A master of digital animation, McLeod’s subjects include impossible geometric constructions, vivid textures, and discontented (yet charming) creatures, drawn out of a vibrant virtual environment. In his work, these elements are composed in an ever-evolving series of animated tableaus that playfully experiment with physics, light, and form. All the while, McLeod invites viewers to observe the struggles of the beings who inhabit these fantastic realms, reflecting upon our own projected desires in the process.
This exhibition is presented as part of the 2018 Capture Photography Festival.
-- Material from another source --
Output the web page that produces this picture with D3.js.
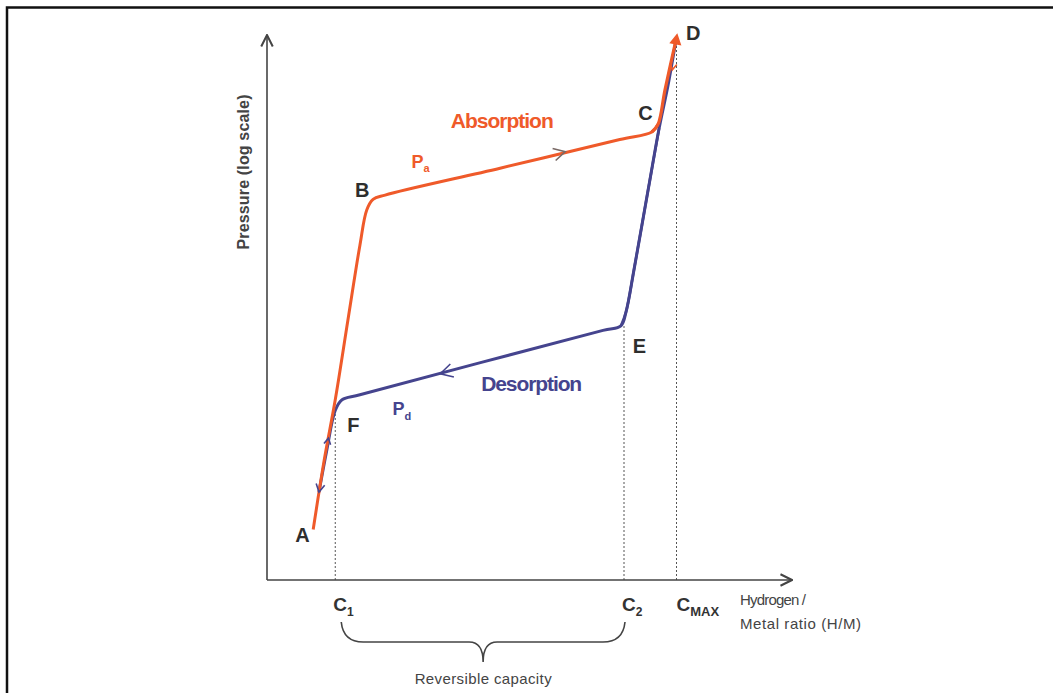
<!DOCTYPE html>
<html>
<head>
<meta charset="utf-8">
<script src="https://cdn.jsdelivr.net/npm/d3@7"></script>
<style>
  body { margin: 0; background: #fff; }
  svg text { font-family: "Liberation Sans", Arial, sans-serif; }
</style>
</head>
<body>
<div id="chart"></div>
<script>

// hydrogen/metal ratio (fraction of axis) and pressure (log scale)
const absorptionHM = [0.088, 0.109, 0.130, 0.154, 0.177, 0.190, 0.202, 0.225, 0.444, 0.672, 0.733, 0.745, 0.758, 0.779];
const absorptionP  = [0.029, 0.126, 0.45, 2.4, 11.8, 24.8, 31, 34, 60, 110, 129, 152, 313, 900];

const desorptionHM = [0.779, 0.764, 0.747, 0.726, 0.699, 0.684, 0.674, 0.640, 0.177, 0.143, 0.130, 0.114, 0.099];
const desorptionP  = [900, 348, 140, 38, 7.0, 2.9, 2.14, 1.95, 0.50, 0.45, 0.36, 0.156, 0.064];

const tickValues = [0.13, 0.68, 0.78];
const tickMain = ["C", "C", "C"];
const tickSub = ["1", "2", "MAX"];

// point labels
const pointNames = ["A", "B", "C", "D", "E", "F"];
const pointHM = [0.088, 0.202, 0.745, 0.779, 0.674, 0.130];
const pointP  = [0.029, 31, 152, 900, 2.14, 0.36];

const absColor = "#ef5a2a";
const desColor = "#45448e";

let margin = {left: 267, top: 35},
    width = 525,
    height = 545;

let svg = d3.select("#chart")
    .append("svg")
    .attr("width", 1053)
    .attr("height", 693);

// picture frame
svg.append("rect")
    .attr("x", 7)
    .attr("y", 7.5)
    .attr("width", 1100)
    .attr("height", 800)
    .attr("fill", "none")
    .attr("stroke", "#111")
    .attr("stroke-width", 2.5);

let g = svg.append("g")
    .attr("transform", `translate(${margin.left},${margin.top})`);

let x = d3.scaleLinear().domain([0, 1]).range([0, width]);
let y = d3.scaleLog().domain([0.01, 1000]).range([height, 0]);

// dotted guide lines
let guideP = [0.36, 2.14, 900];
g.selectAll(".guide")
    .data(tickValues)
    .join("line")
    .attr("class", "guide")
    .attr("x1", d => x(d))
    .attr("x2", d => x(d))
    .attr("y1", height)
    .attr("y2", (d, i) => y(guideP[i]))
    .attr("stroke", "#555")
    .attr("stroke-width", 1)
    .attr("stroke-dasharray", "2,2");

// axes with arrows
svg.append("defs").append("marker")
    .attr("id", "axisArrow")
    .attr("viewBox", "0 0 10 10")
    .attr("refX", 9).attr("refY", 5)
    .attr("markerWidth", 9).attr("markerHeight", 9)
    .attr("orient", "auto")
    .append("path")
    .attr("d", "M1,1 L9,5 L1,9")
    .attr("fill", "none")
    .attr("stroke", "#444")
    .attr("stroke-width", 1.4);

g.append("line")
    .attr("x1", 0).attr("y1", height)
    .attr("x2", width).attr("y2", height)
    .attr("stroke", "#444").attr("stroke-width", 1.6)
    .attr("marker-end", "url(#axisArrow)");

g.append("line")
    .attr("x1", 0).attr("y1", height)
    .attr("x2", 0).attr("y2", 0)
    .attr("stroke", "#444").attr("stroke-width", 1.6)
    .attr("marker-end", "url(#axisArrow)");

// tick labels C1, C2, CMAX
let ticks = g.selectAll(".tick")
    .data(tickValues)
    .join("text")
    .attr("class", "tick")
    .attr("x", (d, i) => x(d) + (i === 2 ? 0 : -2))
    .attr("y", height + 31)
    .attr("text-anchor", "start")
    .attr("fill", "#333")
    .attr("font-weight", "bold")
    .attr("font-size", 19);
ticks.append("tspan").text((d, i) => tickMain[i]);
ticks.append("tspan")
    .attr("dy", 5)
    .attr("font-size", (d, i) => i === 2 ? 13 : 12)
    .text((d, i) => tickSub[i]);

// x axis title
g.append("text")
    .attr("x", 473).attr("y", height + 25)
    .attr("fill", "#444").attr("font-size", 15)
    .attr("textLength", 66)
    .text("Hydrogen /");
g.append("text")
    .attr("x", 473).attr("y", height + 49)
    .attr("fill", "#444").attr("font-size", 15)
    .attr("textLength", 121)
    .text("Metal ratio (H/M)");

// y axis title
g.append("text")
    .attr("transform", `translate(-18, 137) rotate(-90)`)
    .attr("text-anchor", "middle")
    .attr("fill", "#444")
    .attr("font-weight", "bold")
    .attr("font-size", 16)
    .attr("textLength", 155)
    .text("Pressure (log scale)");

// brace for reversible capacity
let bx1 = x(tickValues[0]) + 6, bx2 = x(tickValues[1]) + 1;
let bm = (bx1 + bx2) / 2;
let by = height + 42, bh = height + 62;
g.append("path")
    .attr("d", `M${bx1},${by} Q${bx1 + 2},${bh} ${bx1 + 22},${bh}
                L${bm - 14},${bh} Q${bm},${bh} ${bm},${bh + 20}
                Q${bm},${bh} ${bm + 14},${bh} L${bx2 - 22},${bh}
                Q${bx2 - 2},${bh} ${bx2},${by}`)
    .attr("fill", "none")
    .attr("stroke", "#444")
    .attr("stroke-width", 1.6);

g.append("text")
    .attr("x", bm).attr("y", bh + 42)
    .attr("text-anchor", "middle")
    .attr("fill", "#444").attr("font-size", 15)
    .attr("textLength", 137)
    .text("Reversible capacity");

// curves
let line = d3.line()
    .x(d => x(d[0]))
    .y(d => y(d[1]))
    .curve(d3.curveCatmullRom.alpha(0.5));

let absData = absorptionHM.map((h, i) => [h, absorptionP[i]]);
let desData = desorptionHM.map((h, i) => [h, desorptionP[i]]);

g.append("path")
    .datum(desData)
    .attr("d", line)
    .attr("fill", "none")
    .attr("stroke", desColor)
    .attr("stroke-width", 3);

g.append("path")
    .datum(absData.slice(0, 12))
    .attr("d", line)
    .attr("fill", "none")
    .attr("stroke", absColor)
    .attr("stroke-width", 3);

g.append("path")
    .datum(absData.slice(10))
    .attr("d", line)
    .attr("fill", "none")
    .attr("stroke", absColor)
    .attr("stroke-width", 3.2);

// redraw steep desorption C->E over the absorption end so it stays blue
g.append("path")
    .datum(desData.slice(2, 7))
    .attr("d", line)
    .attr("fill", "none")
    .attr("stroke", desColor)
    .attr("stroke-width", 2.6);

// open chevron arrowheads along the curves
function chevron(from, to, color, size, filled) {
    let x0 = x(from[0]), y0 = y(from[1]);
    let x1 = x(to[0]), y1 = y(to[1]);
    let a = Math.atan2(y1 - y0, x1 - x0);
    let s = size;
    let p1 = [x1 - s * Math.cos(a - 0.5), y1 - s * Math.sin(a - 0.5)];
    let p2 = [x1 - s * Math.cos(a + 0.5), y1 - s * Math.sin(a + 0.5)];
    g.append("path")
        .attr("d", filled
            ? `M${p1[0]},${p1[1]} L${x1},${y1} L${p2[0]},${p2[1]} Z`
            : `M${p1[0]},${p1[1]} L${x1},${y1} L${p2[0]},${p2[1]}`)
        .attr("fill", filled ? color : "none")
        .attr("stroke", color)
        .attr("stroke-width", 1.6);
}

chevron([0.444, 60], [0.568, 85], "#7a6a66", 13, false);
chevron([0.482, 1.24], [0.330, 0.78], desColor, 14, false);
chevron([0.764, 348], [0.781, 1000], absColor, 10, true);
chevron([0.779, 700], [0.772, 480], absColor, 7, false);
chevron([0.114, 0.156], [0.099, 0.064], desColor, 9, false);
chevron([0.099, 0.07], [0.117, 0.2], desColor, 7, false);

// curve labels
g.append("text")
    .attr("x", x(0.35)).attr("y", 93)
    .attr("fill", absColor).attr("font-weight", "bold").attr("font-size", 21)
    .attr("textLength", 103)
    .text("Absorption");

let pa = g.append("text")
    .attr("x", x(0.275)).attr("y", 133)
    .attr("fill", absColor).attr("font-weight", "bold").attr("font-size", 18);
pa.append("tspan").text("P");
pa.append("tspan").attr("dy", 4).attr("font-size", 11).text("a");

g.append("text")
    .attr("x", x(0.408)).attr("y", 356)
    .attr("fill", desColor).attr("font-weight", "bold").attr("font-size", 21)
    .attr("textLength", 101)
    .text("Desorption");

let pd = g.append("text")
    .attr("x", x(0.239)).attr("y", 380)
    .attr("fill", desColor).attr("font-weight", "bold").attr("font-size", 18);
pd.append("tspan").text("P");
pd.append("tspan").attr("dy", 5).attr("font-size", 11).text("d");

// point letters
let offsets = [[-18, 12], [-18, -2], [-20, -4], [10, 0], [12, 27], [12, 22]];
g.selectAll(".pt")
    .data(pointNames)
    .join("text")
    .attr("class", "pt")
    .attr("x", (d, i) => x(pointHM[i]) + offsets[i][0])
    .attr("y", (d, i) => y(pointP[i]) + offsets[i][1])
    .attr("fill", "#2e2e2e")
    .attr("font-weight", "bold")
    .attr("font-size", 20)
    .text(d => d);

</script>
</body>
</html>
PHANTASMAGORIA is accompanied by an essay by Sky Goodden, as part of our Surrey Art Gallery Presents series. Goodden is the founder and contributing editor of Momus, a global journal of art criticism, and has contributed to art publications around the world.
About the Artist
Alex McLeod is a new media visual artist from Toronto. McLeod’s images recall the wide-open vistas of romantic landscape painting, and strange otherworldly dystopias. He uses film as a point of comparison, such as the representation of space, captured in films such as Kagemusha and Hidden Fortress, then contrasted with the hypothesized future depicted in films like Blade Runner. In light of concerns surrounding rising populations, urban over-development, and climate change, McLeod’s simulations could be considered a cautionary tale about ecological responsibility. He is represented by Division Gallery in Toronto and Montreal.